Irene Liñán Fernández

Esa fecha coincide con muchas cosas: el día anterior fue el cumpleaños de mi abuela. La cifra de mi edad era la misma y me quedaban dos meses para cumplir los 12 años. Ese día había una entrega de premios a los ganadores de un concurso literario del sexto curso de Primaria, curso en el que yo estudiaba. Amaneció gris, como si el cielo supiera lo que iba a pasar.

Me levanté bastante revuelta del estómago. Tanto que no pude terminar de desayunar ni ir al colegio. Mi madre padecía una enfermedad en aquel entonces y no podía conducir. Así que llamó a mi abuela y las tres nos fuimos en taxi hacia el médico de turno. El taxista llevaba puesta la radio y, entre cabezada y cabezada que yo echaba sobre el hombro de mi abuela, escuchamos la noticia: había explotado una bomba en un tren en Atocha. El taxista frenó en seco al lado de la acera.

Recuerdo la mirada húmeda de mi madre mientras susurraba: “José iba en ese tren, José iba en ese tren”. Su compañero de trabajo y mejor amigo cogía ese mismo tren desde Torrejón de Ardoz hasta su lugar de trabajo. Alarmada, mi madre hizo una, dos, cinco, siete llamadas perdidas a su móvil sin obtener respuesta. A la octava, su compañero contestó: estaba vivo. Estaba bien. Gracias a que había perdido el tren.

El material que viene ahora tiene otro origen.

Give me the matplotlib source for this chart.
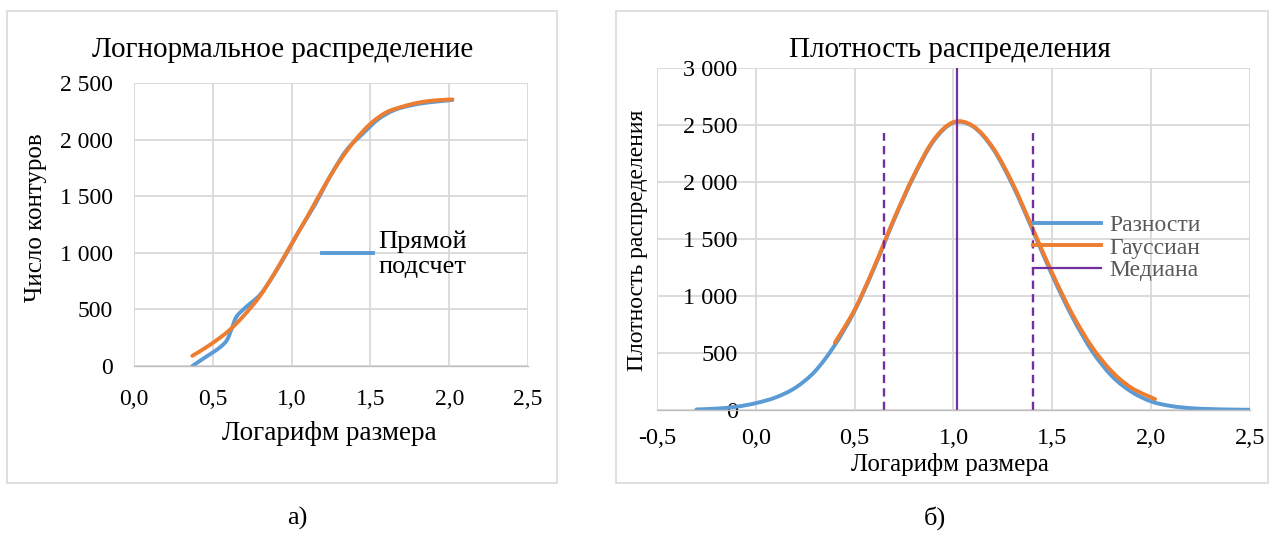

El mismo tren que explotaba minutos después en la estación.

Cuando pudo hablar, el taxista nos pidió que bajásemos del coche: sabía que sus dos hijos iban en un tren con la misma trayectoria y tampoco conseguía localizarlos. Quería volar hacia Atocha, entrar en el andén si era necesario, para asegurarse de que ellos no estaban allí.

Así que seguimos el trayecto a pie, para que se nos pasase el susto. Pero cuando entramos en la sala de espera de la consulta, el drama volvió a abrirse paso: dos enfermeras llevaban casi a rastras a una compañera a un despacho vacío. La chica iba llorando, casi fuera de sí. Recuerdo que faltaban manos para tranquilizarla. Cuando conseguimos pasar la consulta, mi madre preguntó al médico qué le había ocurrido a la enfermera. “Se casaba la semana que viene. Acaba de llamarla la madre de su prometido: que por lo visto, ha muerto en esto que ha pasado con el tren en Atocha”.

Y por la tarde, una amiga del colegio me llamó para ver qué tal me encontraba después de no haber ido a clase ese día. Una de nuestras profesoras, que vivía en Coslada, estaba en el hospital. Nadie sabía nada más. Imagino que los profesores no quisieron crear más alarma de la que ya había. La entrega de premios, evidentemente, se había cancelado.